El misterio de la resurrección recorre todo este tiempo. Se lo contempla bajo todos sus aspectos durante los cincuenta días. La buena nueva de la salvación es la causa del regocijo de la Iglesia. La resurrección se presenta a la vez como acontecimiento y como realidad omnipresente, como misterio salvador que actúa constantemente en la Iglesia. Así se deduce claramente del estudio de la liturgia pascual. Comenzando el domingo de pascua y su octava, advertimos que los evangelios de cada día nos relatan las varias manifestaciones del Señor resucitado a sus discípulos: a María Magdalena y a las otras mujeres, a los dos discípulos que iban camino de Emaús, a los once apóstoles sentados a la mesa, en el lago de Tiberíades, a todos los apóstoles, incluido Tomás. Estas manifestaciones visibles del Señor, tal como las registran los cuatro evangelistas, pueden considerarse el tema mayor de la liturgia de la palabra. Así es ciertamente en la octava, en la que cada día se nos presenta el acontecimiento de pascua bajo una luz nueva.
Después de la octava, no se pierde de vista la resurrección, sino que se la contempla desde una perspectiva diferente. Ahora se destaca sobre todo la presencia activa en la Iglesia de Cristo glorificado. Se lo contempla como el buen pastor que desde el cielo apacienta a su rebaño, o como el camino que lleva al Padre, o bien como la fuente del Espíritu y el que da el pan de vida, o como la vid de la cual obtienen la vida y el sustento los sarmientos.

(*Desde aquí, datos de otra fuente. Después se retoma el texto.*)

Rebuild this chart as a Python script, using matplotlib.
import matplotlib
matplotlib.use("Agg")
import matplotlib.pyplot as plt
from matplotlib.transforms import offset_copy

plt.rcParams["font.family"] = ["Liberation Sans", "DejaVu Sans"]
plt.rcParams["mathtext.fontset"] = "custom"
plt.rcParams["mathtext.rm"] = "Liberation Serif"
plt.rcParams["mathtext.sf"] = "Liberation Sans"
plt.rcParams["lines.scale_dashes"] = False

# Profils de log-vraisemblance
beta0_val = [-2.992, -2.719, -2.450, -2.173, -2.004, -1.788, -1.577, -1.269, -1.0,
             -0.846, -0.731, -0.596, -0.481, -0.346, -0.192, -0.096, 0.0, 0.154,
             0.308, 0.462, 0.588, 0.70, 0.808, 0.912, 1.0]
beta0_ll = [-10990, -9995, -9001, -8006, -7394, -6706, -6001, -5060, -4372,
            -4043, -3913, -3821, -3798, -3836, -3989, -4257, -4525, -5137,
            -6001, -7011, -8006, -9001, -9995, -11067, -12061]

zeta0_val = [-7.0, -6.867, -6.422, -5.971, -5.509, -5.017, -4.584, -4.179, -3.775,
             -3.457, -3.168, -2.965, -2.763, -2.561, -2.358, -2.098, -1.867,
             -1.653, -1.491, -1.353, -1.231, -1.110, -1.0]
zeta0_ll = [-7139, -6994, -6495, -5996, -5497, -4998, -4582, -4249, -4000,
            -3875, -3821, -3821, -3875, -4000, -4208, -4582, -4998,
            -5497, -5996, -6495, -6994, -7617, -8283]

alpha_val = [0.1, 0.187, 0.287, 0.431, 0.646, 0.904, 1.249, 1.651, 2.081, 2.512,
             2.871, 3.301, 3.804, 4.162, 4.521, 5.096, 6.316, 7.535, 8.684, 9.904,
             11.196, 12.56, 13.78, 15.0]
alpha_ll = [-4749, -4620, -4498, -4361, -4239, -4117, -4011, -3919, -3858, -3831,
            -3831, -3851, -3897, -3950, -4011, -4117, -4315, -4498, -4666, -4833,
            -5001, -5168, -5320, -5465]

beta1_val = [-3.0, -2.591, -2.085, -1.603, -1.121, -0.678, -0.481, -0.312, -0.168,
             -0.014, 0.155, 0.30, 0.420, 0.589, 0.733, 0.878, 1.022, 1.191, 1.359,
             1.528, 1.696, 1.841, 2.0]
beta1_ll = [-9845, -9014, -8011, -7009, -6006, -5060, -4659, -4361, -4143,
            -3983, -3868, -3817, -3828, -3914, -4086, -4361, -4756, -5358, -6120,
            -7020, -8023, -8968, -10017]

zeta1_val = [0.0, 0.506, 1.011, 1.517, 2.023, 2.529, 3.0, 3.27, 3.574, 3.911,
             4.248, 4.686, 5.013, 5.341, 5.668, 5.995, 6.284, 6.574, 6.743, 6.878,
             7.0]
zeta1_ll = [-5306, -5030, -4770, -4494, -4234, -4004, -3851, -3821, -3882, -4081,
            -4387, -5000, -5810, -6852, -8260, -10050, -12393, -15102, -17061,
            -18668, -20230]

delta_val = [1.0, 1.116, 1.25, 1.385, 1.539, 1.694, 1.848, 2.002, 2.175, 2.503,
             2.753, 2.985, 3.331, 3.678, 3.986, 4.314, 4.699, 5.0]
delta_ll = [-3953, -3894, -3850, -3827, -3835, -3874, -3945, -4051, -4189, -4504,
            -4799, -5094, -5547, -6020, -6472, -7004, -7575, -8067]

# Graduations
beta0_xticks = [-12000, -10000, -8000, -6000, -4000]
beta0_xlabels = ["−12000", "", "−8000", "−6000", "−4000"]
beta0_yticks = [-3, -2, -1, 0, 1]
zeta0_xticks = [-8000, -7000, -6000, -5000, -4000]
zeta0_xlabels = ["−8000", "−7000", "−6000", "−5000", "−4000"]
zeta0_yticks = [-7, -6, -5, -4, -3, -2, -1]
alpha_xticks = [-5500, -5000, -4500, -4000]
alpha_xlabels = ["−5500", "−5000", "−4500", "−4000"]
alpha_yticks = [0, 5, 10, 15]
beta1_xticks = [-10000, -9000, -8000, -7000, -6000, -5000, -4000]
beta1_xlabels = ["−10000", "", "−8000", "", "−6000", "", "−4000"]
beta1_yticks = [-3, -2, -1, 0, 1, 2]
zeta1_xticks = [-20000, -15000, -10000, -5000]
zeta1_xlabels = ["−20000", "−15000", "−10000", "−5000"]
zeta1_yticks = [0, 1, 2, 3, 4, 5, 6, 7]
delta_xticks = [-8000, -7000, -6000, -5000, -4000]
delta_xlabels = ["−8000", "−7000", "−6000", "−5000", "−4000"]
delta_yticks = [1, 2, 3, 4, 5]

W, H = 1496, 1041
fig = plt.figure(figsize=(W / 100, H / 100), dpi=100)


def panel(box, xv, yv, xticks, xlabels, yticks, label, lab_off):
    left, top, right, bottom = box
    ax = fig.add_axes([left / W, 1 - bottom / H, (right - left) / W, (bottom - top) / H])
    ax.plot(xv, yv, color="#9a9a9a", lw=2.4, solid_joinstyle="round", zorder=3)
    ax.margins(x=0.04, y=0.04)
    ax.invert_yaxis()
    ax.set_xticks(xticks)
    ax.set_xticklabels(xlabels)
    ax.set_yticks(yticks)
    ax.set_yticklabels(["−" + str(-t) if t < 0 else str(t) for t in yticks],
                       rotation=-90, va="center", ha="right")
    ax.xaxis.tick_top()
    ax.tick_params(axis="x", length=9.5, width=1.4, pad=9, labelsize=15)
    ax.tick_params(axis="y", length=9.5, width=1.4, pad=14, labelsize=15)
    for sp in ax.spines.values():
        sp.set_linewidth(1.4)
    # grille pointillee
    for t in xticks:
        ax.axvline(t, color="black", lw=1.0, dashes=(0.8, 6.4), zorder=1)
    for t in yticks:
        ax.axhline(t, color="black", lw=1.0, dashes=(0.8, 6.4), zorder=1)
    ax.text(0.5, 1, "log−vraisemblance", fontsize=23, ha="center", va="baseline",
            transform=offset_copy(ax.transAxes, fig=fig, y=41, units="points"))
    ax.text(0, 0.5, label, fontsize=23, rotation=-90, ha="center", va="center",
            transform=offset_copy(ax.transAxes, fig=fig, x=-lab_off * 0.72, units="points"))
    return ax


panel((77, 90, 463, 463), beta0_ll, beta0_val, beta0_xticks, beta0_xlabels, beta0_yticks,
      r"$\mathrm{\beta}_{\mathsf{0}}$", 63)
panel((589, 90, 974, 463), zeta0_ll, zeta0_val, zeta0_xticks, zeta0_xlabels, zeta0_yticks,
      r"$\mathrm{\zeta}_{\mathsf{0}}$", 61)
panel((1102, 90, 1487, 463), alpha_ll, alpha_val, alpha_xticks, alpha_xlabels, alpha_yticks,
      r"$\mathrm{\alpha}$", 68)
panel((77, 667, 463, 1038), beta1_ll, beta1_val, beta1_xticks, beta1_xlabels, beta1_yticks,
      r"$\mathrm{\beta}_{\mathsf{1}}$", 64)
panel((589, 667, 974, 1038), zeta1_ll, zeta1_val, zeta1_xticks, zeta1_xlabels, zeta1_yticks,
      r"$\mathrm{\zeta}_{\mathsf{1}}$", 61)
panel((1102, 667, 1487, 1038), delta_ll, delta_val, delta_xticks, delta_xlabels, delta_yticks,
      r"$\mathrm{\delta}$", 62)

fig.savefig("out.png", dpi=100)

Considerada, pues, como acontecimiento histórico y como misterio que afecta a nuestra vida aquí y ahora, la resurrección es el foco de toda la liturgia pascual. Es éste el tiempo de la resurrección y, por tanto, de la nueva vida y la esperanza.
Y como este misterio es realmente una buena nueva para el mundo, es preciso atestiguarlo y proclamarlo. Los evangelios nos presentan el testimonio apostólico y exigen de nosotros la respuesta de la fe. También hay otros escritos del Nuevo Testamento, como los Hechos de los Apóstoles, que han consignado. para nosotros el testimonio que los discípulos dieron de "la resurrección del Señor Jesús".

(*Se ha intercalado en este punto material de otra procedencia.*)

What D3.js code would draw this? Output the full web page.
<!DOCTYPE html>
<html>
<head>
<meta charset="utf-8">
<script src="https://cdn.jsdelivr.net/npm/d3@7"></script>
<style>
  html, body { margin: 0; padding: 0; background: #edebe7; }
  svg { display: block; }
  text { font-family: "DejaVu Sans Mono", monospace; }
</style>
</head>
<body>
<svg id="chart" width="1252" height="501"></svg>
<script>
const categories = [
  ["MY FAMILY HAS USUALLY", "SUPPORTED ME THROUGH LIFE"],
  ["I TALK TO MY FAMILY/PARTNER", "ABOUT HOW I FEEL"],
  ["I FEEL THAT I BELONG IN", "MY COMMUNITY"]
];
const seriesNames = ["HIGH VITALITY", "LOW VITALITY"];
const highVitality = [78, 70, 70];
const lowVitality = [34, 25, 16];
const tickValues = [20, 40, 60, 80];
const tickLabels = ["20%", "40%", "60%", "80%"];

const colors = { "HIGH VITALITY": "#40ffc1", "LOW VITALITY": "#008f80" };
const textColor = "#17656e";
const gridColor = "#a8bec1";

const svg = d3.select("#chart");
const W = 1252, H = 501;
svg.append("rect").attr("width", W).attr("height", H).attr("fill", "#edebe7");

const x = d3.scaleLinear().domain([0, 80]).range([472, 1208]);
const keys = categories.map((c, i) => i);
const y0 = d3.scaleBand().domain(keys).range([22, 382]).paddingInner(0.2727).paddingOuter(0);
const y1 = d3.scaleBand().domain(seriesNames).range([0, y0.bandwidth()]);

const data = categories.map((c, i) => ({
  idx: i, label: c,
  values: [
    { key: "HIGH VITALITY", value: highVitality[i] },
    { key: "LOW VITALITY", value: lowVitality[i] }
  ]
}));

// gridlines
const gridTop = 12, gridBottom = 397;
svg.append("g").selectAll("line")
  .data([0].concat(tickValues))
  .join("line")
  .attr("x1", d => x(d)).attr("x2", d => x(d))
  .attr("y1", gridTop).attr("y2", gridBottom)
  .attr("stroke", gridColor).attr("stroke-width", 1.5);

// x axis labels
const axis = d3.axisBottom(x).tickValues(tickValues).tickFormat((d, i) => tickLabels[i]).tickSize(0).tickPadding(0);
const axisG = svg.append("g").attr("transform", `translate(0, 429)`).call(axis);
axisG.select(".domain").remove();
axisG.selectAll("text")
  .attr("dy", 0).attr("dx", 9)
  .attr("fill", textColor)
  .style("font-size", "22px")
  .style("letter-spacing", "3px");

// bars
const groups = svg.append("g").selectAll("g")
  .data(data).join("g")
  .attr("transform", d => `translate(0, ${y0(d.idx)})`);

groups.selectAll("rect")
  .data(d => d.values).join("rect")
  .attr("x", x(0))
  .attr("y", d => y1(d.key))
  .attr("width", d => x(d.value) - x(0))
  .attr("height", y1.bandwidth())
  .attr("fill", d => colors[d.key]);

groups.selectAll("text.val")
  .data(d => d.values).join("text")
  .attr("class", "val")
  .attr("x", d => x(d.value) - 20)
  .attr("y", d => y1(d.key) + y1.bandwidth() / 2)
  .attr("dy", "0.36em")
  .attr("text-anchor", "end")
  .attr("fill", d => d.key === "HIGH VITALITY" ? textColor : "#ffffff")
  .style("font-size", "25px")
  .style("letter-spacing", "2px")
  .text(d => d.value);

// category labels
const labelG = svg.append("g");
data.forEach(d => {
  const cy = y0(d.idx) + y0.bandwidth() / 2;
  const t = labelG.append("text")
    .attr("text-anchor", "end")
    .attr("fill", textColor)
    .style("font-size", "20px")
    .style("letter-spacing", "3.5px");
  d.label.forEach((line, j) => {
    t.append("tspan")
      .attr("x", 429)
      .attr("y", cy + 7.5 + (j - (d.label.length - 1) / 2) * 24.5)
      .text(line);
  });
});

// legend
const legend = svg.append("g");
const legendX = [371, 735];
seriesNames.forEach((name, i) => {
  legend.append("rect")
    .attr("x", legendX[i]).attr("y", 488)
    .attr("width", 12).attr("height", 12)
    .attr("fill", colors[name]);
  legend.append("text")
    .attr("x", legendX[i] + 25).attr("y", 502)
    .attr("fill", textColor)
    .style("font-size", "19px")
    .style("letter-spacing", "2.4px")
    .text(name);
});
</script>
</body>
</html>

Participar de la resurrección.
Durante el tiempo de pascua no celebramos sólo la resurrección de Cristo, la cabeza, sino también la de sus miembros, que comparten su misterio. Por eso el bautismo tiene tan gran relieve en la liturgia. Por la fe y el bautismo somos introducidos en el misterio pascual de la pasión, muerte y resurrección del Señor. La exhortación de san Pablo que se lee en la vigilia pascual resuena a lo largo de toda esta época:
Los que por el bautismo fuimos incorporados a Cristo, fuimos incorporados a su muerte. Por el bautismo fuimos sepultados con él en la muerte, para que, así como Cristo fue despertado de entre los muertos por la gloria del Padre, así también nosotros andemos en una vida nueva (Rom 6,3-11).
No basta con recordar el misterio, debemos mostrarlo también con nuestras vidas. Resucitados con Cristo, nuestras vidas han de manifestar el cambio que ha tenido lugar. Debemos buscar "las cosas de arriba, donde Cristo está sentado a la diestra de Dios" (Col 3,1). Esto significa compartir la libertad de los hijos de Dios en Jesucristo. Consideraremos estas gracias de la pascua en el próximo capítulo.

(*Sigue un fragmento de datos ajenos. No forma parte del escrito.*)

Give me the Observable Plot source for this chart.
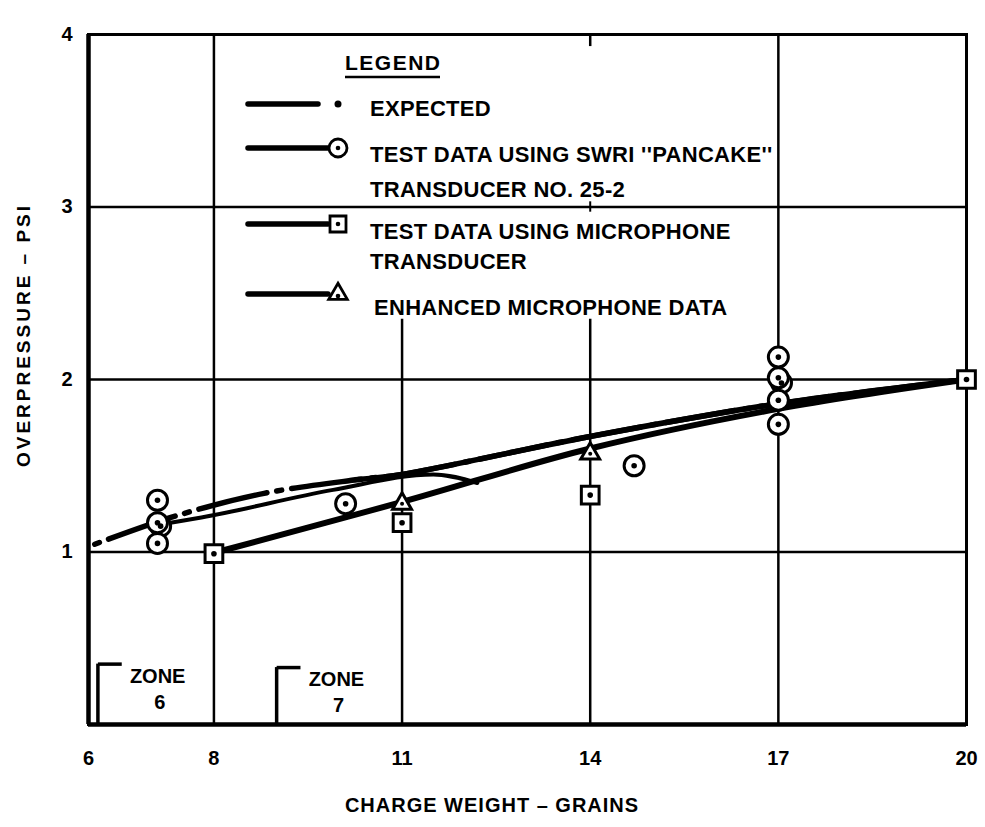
<!DOCTYPE html>
<html><head><meta charset="utf-8">
<script src="https://cdn.jsdelivr.net/npm/d3@7"></script>
<script src="https://cdn.jsdelivr.net/npm/@observablehq/plot@0.6"></script>
<style>
html,body{margin:0;padding:0;background:#fff;}
#chart{width:985px;height:827px;}
svg text{font-family:"Liberation Sans",Arial,sans-serif;}
</style></head><body><div id="chart"></div>
<script>
// ---------------- data ----------------
const xTicks = [6, 8, 11, 14, 17, 20];
const yTicks = [1, 2, 3, 4];
const gridY = [1, 2, 3];
const fullGridX = [8, 17];
const partialGridX = [11, 14];
const partialGridTop = 2.35;

// curves
const expectedX = [6.1, 7.4, 8.8, 10.3, 11, 14, 17, 20];
const expectedY = [1.045, 1.21, 1.34, 1.42, 1.45, 1.67, 1.86, 2.0];
const pancakeLineX = [7.15, 7.8, 9.9, 11.5, 12.2];
const pancakeLineY = [1.16, 1.20, 1.36, 1.45, 1.40];
const micLineX = [8.05, 11, 14, 17, 20];
const micLineY = [1.0, 1.29, 1.60, 1.83, 2.0];

// plotted points
const pancakeX = [7.1, 7.15, 7.1, 7.1, 10.1, 14.7, 17, 17.05, 17, 17, 17];
const pancakeY = [1.30, 1.15, 1.17, 1.05, 1.28, 1.50, 2.13, 1.98, 2.01, 1.88, 1.74];
const micX = [8, 11, 14, 20];
const micY = [0.99, 1.17, 1.33, 2.0];
const enhancedX = [11, 14];
const enhancedY = [1.28, 1.57];

// zone brackets
const zoneX = [6.15, 9.0];
const zoneTop = [0.35, 0.33];
const zoneName = ["ZONE", "ZONE"];
const zoneNum = ["6", "7"];

// texts
const xTitle = "CHARGE WEIGHT – GRAINS";
const yTitle = "OVERPRESSURE – PSI";
const legendTitle = "LEGEND";
const legendLabels = [
  ["EXPECTED"],
  ["TEST DATA USING SWRI ''PANCAKE''", "TRANSDUCER NO. 25-2"],
  ["TEST DATA USING MICROPHONE", "TRANSDUCER"],
  ["ENHANCED MICROPHONE DATA"]
];
const legendSymbols = ["dot", "circle", "square", "triangle"];

// ---------------- tables ----------------
const zip = (xs, ys) => xs.map((x, i) => ({x, y: ys[i]}));
const expected = zip(expectedX, expectedY);
const pancakeLine = zip(pancakeLineX, pancakeLineY);
const micLine = zip(micLineX, micLineY);
const pancake = zip(pancakeX, pancakeY);
const mic = zip(micX, micY);
const enhanced = zip(enhancedX, enhancedY);
const zones = zoneX.map((x, i) => ({x, top: zoneTop[i], name: zoneName[i], num: zoneNum[i]}));
const bracketLen = 0.38;

const font = "Liberation Sans, Arial, sans-serif";
const chart = Plot.plot({
  width: 985, height: 827,
  marginLeft: 88, marginRight: 19, marginTop: 34, marginBottom: 103,
  style: {fontFamily: font, background: "#fff", color: "#000"},
  x: {domain: [6, 20]},
  y: {domain: [0, 4]},
  marks: [
    Plot.ruleY(gridY, {stroke: "#000", strokeWidth: 2.5}),
    Plot.ruleX(fullGridX, {stroke: "#000", strokeWidth: 2.5}),
    Plot.ruleX(partialGridX, {y1: 0, y2: partialGridTop, stroke: "#000", strokeWidth: 2.5}),
    Plot.ruleX([14], {y1: 3.93, y2: 4, stroke: "#000", strokeWidth: 2.5}),
    Plot.ruleX([14], {y1: 2.97, y2: 3.03, stroke: "#000", strokeWidth: 2}),
    Plot.frame({stroke: "#000", strokeWidth: 3}),
    Plot.ruleX([6], {stroke: "#000", strokeWidth: 4.5}),
    Plot.ruleY([0], {stroke: "#000", strokeWidth: 4.5}),
    Plot.axisX(xTicks, {tickSize: 0, tickPadding: 26, fontSize: 20, fontWeight: "bold", label: null, tickFormat: "d"}),
    Plot.axisY(yTicks, {tickSize: 0, tickPadding: 16, fontSize: 20, fontWeight: "bold", label: null, tickFormat: "d"}),
    // zone brackets
    Plot.ruleX(zones, {x: "x", y1: 0, y2: "top", stroke: "#000", strokeWidth: 3.5}),
    Plot.link(zones, {x1: "x", x2: d => d.x + bracketLen, y1: "top", y2: "top", stroke: "#000", strokeWidth: 3.5}),
    Plot.text(zones, {x: "x", y: "top", text: "name", textAnchor: "start", dx: 32, dy: 12, fontSize: 20, fontWeight: "bold"}),
    Plot.text(zones, {x: "x", y: "top", text: "num", textAnchor: "middle", dx: 62, dy: 38, fontSize: 20, fontWeight: "bold"}),
    // curves
    Plot.line(expected, {x: "x", y: "y", stroke: "#000", strokeWidth: 5.5, strokeDasharray: "5,10,70,10", curve: "catmull-rom"}),
    Plot.line(expected.filter(d => d.x >= 10.3), {x: "x", y: "y", stroke: "#000", strokeWidth: 5.5, curve: "catmull-rom"}),
    Plot.line(pancakeLine, {x: "x", y: "y", stroke: "#000", strokeWidth: 4, curve: "monotone-x"}),
    Plot.line(micLine, {x: "x", y: "y", stroke: "#000", strokeWidth: 6, curve: "catmull-rom"}),
    // markers
    Plot.dot(pancake, {x: "x", y: "y", r: 10, fill: "#fff", stroke: "#000", strokeWidth: 3}),
    Plot.dot(pancake, {x: "x", y: "y", r: 2.8, fill: "#000"}),
    Plot.dot(mic, {x: "x", y: "y", symbol: "square", r: 10, fill: "#fff", stroke: "#000", strokeWidth: 3}),
    Plot.dot(mic, {x: "x", y: "y", r: 2.8, fill: "#000"}),
    Plot.dot(enhanced, {x: "x", y: "y", symbol: "triangle", r: 7, fill: "#fff", stroke: "#000", strokeWidth: 3}),
    Plot.dot(enhanced, {x: "x", y: "y", r: 2, fill: "#000"})
  ]
});
document.getElementById("chart").appendChild(chart);

// ---------------- titles & legend ----------------
const svg = d3.select(chart);
svg.append("text").attr("transform", "translate(30,335) rotate(-90)")
  .attr("text-anchor", "middle").attr("font-size", 19).attr("font-weight", "bold")
  .attr("letter-spacing", 3).attr("fill", "#000").attr("font-family", font).text(yTitle);
svg.append("text").attr("x", 492).attr("y", 812)
  .attr("text-anchor", "middle").attr("font-size", 20).attr("font-weight", "bold")
  .attr("letter-spacing", 1).attr("fill", "#000").attr("font-family", font).text(xTitle);

const lg = svg.append("g").attr("font-family", font).attr("font-weight", "bold")
  .attr("fill", "#000").attr("text-anchor", "start");
lg.append("text").attr("x", 345).attr("y", 70).attr("text-anchor", "start")
  .attr("font-size", 21).attr("letter-spacing", 1.5).text(legendTitle);
lg.append("line").attr("x1", 345).attr("x2", 440).attr("y1", 77).attr("y2", 77).attr("stroke", "#000").attr("stroke-width", 2.5);

const rowY = [104, 148, 224, 294];
const lineBaselines = [[116], [162, 197], [239, 269], [315]];
legendLabels.forEach((lines, i) => {
  const y = rowY[i];
  lg.append("line").attr("x1", 248).attr("x2", i === 0 ? 318 : 328).attr("y1", y).attr("y2", y)
    .attr("stroke", "#000").attr("stroke-width", 5.5).attr("stroke-linecap", "round");
  const sym = legendSymbols[i];
  const cx = 338;
  if (sym === "dot") {
    lg.append("circle").attr("cx", cx).attr("cy", y).attr("r", 3.5).attr("fill", "#000");
  } else {
    const type = sym === "circle" ? d3.symbolCircle : sym === "square" ? d3.symbolSquare : d3.symbolTriangle;
    const size = sym === "circle" ? Math.PI * 81 : sym === "square" ? 256 : 150;
    lg.append("path").attr("transform", `translate(${cx},${y})`).attr("d", d3.symbol(type, size)())
      .attr("fill", "#fff").attr("stroke", "#000").attr("stroke-width", 2.8);
    lg.append("circle").attr("cx", cx).attr("cy", y + (sym === "triangle" ? 2 : 0)).attr("r", 2.3).attr("fill", "#000");
  }
  lines.forEach((t, j) => {
    lg.append("text").attr("x", i === 3 ? 374 : 370).attr("y", lineBaselines[i][j])
      .attr("text-anchor", "start").attr("font-size", 22).attr("letter-spacing", 0.3).text(t);
  });
});
</script></body></html>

Todo el misterio de la redención.
La conmemoración litúrgica de la resurrección está en el corazón del tiempo pascual. Sin embargo, ésta no agota todo el contenido de este período. Pertenecen también a este tiempo los gloriosos misterios de la ascensión y pentecostés. Sin ellos, la celebración del misterio pascual quedaría incompleta.
Parece ser que en los primeros tiempos cristianos, antes de que el año litúrgico comenzara a adquirir forma en el siglo IV, la ascensión y pentecostés no se celebraban como fiestas aparte. Pero estaban incluidas en la comprensión global de la pascua que tenía la Iglesia entonces. Se conmemoraban implícitamente dentro de los cincuenta días y eran tratadas como partes integrantes de la solemnidad pascual. Por eso no es extraño que se refiriesen a todo el período pascual como "la solemnidad del Espíritu".
El padre Robert Cabié, en un estudio exhaustivo de pentecostés en los primeros siglos, observa que la Iglesia primitiva, en su celebración de lo que ahora llamamos tiempo pascual, conmemoraba todo el misterio de la redención. Esto incluía la resurrección, las manifestaciones del Señor resucitado, su ascensión a los cielos, la venida del Espíritu Santo, la presencia de Cristo en su Iglesia y la expectación de su vuelta gloriosa.
A la luz de lo que sabemos de la cristiandad primitiva, el período de pentecostés celebraba el misterio cristiano en su totalidad, de la misma forma que el domingo, día del Señor, celebraba todo el misterio pascual. El domingo semanal y el "gran domingo" introducen ambos al cuerpo de Cristo en la gloria adquirida por la cabeza.
La experiencia de la Iglesia primitiva puede enriquecer nuestra comprensión del tiempo pascual. La conciencia viva de la presencia de Cristo en su Iglesia era parte importante de esta expresión. Dicha presencia continúa poniéndose de relieve en la liturgia y se simboliza en el cirio pascual que permanece en el presbiterio. Los Hechos de los Apóstoles nos recuerdan los cuarenta días que median entre pascua y la ascensión como el tiempo en que el Señor resucitado está con sus discípulos. Como en tiempos pasados, la Iglesia conmemora hoy esta presencia histórica, al mismo tiempo que celebra la presencia de Cristo aquí y ahora en el misterio de la liturgia. Durante el tiempo pascual, la Iglesia, esposa de Cristo, se alegra por haberse reunido de nuevo con su esposo (cf Lc 5,34-35).